EXERCISE AIM
Starting at the top of the entries below, set down each line exactly as written, and stop after the line containing "var font = 'Liberation".

RECORDS SUPPLIED
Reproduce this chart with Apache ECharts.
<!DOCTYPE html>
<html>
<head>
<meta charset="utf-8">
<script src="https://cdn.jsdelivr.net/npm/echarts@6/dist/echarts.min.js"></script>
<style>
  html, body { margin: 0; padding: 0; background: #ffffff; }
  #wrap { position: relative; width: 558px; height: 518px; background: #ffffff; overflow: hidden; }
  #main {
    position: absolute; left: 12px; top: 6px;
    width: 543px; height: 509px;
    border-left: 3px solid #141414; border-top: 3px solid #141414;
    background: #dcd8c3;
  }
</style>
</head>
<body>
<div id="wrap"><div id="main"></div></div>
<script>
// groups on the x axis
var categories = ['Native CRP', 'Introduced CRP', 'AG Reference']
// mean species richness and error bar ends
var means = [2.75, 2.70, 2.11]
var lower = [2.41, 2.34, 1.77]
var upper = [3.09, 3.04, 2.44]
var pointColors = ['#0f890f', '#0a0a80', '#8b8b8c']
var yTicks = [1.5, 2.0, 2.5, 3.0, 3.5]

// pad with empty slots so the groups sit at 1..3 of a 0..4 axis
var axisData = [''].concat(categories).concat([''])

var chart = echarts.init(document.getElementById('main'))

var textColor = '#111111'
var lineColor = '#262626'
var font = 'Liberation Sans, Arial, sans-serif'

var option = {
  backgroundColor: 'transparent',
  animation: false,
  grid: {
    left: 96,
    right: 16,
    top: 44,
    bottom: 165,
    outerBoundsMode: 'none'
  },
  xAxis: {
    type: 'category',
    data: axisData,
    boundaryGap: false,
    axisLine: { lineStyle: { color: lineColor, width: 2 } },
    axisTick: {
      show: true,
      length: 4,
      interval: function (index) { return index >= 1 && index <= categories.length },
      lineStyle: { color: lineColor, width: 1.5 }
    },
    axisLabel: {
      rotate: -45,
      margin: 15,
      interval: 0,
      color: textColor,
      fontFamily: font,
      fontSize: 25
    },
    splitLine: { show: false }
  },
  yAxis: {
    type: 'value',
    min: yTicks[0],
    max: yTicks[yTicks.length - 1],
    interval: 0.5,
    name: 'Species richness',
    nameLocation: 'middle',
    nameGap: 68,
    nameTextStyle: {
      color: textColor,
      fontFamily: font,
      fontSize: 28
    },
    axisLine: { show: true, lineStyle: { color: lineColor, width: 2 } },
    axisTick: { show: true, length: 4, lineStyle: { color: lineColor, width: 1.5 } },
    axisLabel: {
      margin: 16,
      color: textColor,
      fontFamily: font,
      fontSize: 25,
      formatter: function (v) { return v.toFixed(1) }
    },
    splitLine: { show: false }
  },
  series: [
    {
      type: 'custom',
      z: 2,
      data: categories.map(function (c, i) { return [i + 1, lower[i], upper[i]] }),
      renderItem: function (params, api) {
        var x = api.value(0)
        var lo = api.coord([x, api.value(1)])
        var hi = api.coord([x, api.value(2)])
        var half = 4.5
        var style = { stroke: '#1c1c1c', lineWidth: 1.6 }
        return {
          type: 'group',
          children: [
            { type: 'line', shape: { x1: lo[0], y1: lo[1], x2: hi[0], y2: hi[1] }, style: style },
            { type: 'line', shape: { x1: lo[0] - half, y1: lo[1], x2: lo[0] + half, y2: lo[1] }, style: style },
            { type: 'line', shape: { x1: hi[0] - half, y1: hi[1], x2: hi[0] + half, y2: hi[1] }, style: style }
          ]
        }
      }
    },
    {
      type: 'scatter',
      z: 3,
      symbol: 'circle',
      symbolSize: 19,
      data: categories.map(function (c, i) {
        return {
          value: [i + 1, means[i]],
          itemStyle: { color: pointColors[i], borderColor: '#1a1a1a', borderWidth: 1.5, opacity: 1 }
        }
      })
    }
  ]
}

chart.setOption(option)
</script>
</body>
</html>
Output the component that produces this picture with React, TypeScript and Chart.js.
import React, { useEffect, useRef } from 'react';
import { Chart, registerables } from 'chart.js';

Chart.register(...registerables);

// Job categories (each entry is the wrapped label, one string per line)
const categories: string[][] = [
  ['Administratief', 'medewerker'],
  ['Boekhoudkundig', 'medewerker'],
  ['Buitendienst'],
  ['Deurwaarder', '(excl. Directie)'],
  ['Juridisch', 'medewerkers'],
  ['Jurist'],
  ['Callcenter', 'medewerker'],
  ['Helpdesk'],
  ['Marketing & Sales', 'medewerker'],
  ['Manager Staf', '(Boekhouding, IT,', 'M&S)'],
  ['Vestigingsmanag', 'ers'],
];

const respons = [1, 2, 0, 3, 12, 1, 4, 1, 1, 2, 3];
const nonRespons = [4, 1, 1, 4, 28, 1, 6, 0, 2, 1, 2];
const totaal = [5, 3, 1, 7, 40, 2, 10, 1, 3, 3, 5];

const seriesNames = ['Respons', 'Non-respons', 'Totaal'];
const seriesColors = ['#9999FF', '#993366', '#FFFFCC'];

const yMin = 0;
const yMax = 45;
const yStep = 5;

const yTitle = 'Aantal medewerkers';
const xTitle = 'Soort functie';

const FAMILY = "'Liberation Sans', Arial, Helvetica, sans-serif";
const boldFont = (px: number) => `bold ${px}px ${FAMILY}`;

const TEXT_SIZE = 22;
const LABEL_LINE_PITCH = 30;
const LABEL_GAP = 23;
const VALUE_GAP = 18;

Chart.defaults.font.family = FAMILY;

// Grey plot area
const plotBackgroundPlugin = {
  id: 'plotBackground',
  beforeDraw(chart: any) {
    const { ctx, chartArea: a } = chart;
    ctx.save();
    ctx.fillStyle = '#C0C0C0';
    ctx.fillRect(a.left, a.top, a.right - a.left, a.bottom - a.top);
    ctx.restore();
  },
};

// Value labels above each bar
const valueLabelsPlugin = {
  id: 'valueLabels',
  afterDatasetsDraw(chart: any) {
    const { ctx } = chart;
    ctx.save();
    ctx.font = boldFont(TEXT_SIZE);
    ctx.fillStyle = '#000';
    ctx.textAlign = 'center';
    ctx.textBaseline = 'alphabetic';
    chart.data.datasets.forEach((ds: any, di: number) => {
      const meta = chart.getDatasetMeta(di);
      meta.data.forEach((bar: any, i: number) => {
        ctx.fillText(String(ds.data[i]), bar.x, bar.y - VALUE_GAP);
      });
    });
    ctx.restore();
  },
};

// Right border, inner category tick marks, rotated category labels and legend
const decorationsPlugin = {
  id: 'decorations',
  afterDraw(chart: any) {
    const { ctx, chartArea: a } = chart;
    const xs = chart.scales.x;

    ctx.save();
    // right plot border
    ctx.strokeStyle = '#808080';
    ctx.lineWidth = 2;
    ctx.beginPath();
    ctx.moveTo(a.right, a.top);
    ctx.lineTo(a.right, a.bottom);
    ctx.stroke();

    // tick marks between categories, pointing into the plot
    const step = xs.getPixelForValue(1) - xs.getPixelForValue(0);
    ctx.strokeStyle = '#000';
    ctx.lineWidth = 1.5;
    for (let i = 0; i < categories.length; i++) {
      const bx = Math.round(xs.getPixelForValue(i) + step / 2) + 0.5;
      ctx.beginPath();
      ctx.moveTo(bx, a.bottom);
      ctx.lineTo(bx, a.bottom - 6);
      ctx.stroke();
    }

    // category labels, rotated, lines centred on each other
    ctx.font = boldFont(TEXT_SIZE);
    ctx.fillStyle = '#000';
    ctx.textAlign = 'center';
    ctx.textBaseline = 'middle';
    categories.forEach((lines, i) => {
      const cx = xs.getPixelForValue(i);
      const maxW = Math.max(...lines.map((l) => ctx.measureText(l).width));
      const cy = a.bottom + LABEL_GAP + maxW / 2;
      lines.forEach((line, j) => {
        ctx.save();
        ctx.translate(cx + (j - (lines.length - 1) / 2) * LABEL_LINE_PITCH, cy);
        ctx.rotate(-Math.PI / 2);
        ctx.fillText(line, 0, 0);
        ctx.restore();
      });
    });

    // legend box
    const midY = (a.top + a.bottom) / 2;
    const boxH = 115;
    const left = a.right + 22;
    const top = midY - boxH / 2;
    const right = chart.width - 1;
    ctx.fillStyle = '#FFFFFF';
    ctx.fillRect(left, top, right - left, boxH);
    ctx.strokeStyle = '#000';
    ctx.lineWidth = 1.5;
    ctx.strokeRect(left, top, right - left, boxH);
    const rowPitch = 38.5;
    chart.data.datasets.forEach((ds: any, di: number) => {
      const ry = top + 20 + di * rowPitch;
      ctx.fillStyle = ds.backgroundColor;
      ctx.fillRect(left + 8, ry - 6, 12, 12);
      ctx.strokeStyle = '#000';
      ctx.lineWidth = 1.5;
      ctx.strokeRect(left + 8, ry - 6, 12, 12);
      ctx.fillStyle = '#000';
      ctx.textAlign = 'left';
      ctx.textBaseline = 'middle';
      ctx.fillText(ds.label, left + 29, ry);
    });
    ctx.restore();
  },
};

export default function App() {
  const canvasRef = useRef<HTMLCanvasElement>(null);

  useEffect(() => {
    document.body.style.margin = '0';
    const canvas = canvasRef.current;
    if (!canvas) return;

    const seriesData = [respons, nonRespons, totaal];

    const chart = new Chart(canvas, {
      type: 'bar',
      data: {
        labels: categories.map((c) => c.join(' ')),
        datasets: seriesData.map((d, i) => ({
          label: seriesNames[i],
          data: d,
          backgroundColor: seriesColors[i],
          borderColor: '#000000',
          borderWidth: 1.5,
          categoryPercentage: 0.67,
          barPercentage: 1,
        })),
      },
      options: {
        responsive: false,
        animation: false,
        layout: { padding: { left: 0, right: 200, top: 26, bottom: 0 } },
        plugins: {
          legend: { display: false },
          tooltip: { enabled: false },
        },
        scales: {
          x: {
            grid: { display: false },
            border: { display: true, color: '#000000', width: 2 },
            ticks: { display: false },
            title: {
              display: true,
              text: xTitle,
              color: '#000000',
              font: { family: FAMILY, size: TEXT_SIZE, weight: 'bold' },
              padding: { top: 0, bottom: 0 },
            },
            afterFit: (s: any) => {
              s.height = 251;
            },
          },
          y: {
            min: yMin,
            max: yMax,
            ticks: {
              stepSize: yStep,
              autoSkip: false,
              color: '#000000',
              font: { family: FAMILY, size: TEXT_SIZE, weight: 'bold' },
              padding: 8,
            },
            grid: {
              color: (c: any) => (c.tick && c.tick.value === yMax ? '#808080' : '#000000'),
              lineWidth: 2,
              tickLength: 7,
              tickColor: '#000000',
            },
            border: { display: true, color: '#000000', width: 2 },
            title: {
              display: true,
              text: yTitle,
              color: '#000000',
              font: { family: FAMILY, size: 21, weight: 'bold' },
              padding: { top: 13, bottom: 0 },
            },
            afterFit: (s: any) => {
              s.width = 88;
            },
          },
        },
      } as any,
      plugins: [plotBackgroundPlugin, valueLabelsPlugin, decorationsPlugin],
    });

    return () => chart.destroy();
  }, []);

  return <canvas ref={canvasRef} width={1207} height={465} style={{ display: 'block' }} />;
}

SOLUTION
Reproduce this chart with Apache ECharts.
<!DOCTYPE html>
<html>
<head>
<meta charset="utf-8">
<script src="https://cdn.jsdelivr.net/npm/echarts@6/dist/echarts.min.js"></script>
<style>
  html, body { margin: 0; padding: 0; background: #ffffff; }
  #wrap { position: relative; width: 558px; height: 518px; background: #ffffff; overflow: hidden; }
  #main {
    position: absolute; left: 12px; top: 6px;
    width: 543px; height: 509px;
    border-left: 3px solid #141414; border-top: 3px solid #141414;
    background: #dcd8c3;
  }
</style>
</head>
<body>
<div id="wrap"><div id="main"></div></div>
<script>
// groups on the x axis
var categories = ['Native CRP', 'Introduced CRP', 'AG Reference']
// mean species richness and error bar ends
var means = [2.75, 2.70, 2.11]
var lower = [2.41, 2.34, 1.77]
var upper = [3.09, 3.04, 2.44]
var pointColors = ['#0f890f', '#0a0a80', '#8b8b8c']
var yTicks = [1.5, 2.0, 2.5, 3.0, 3.5]

// pad with empty slots so the groups sit at 1..3 of a 0..4 axis
var axisData = [''].concat(categories).concat([''])

var chart = echarts.init(document.getElementById('main'))

var textColor = '#111111'
var lineColor = '#262626'
var font = 'Liberation Sans, Arial, sans-serif'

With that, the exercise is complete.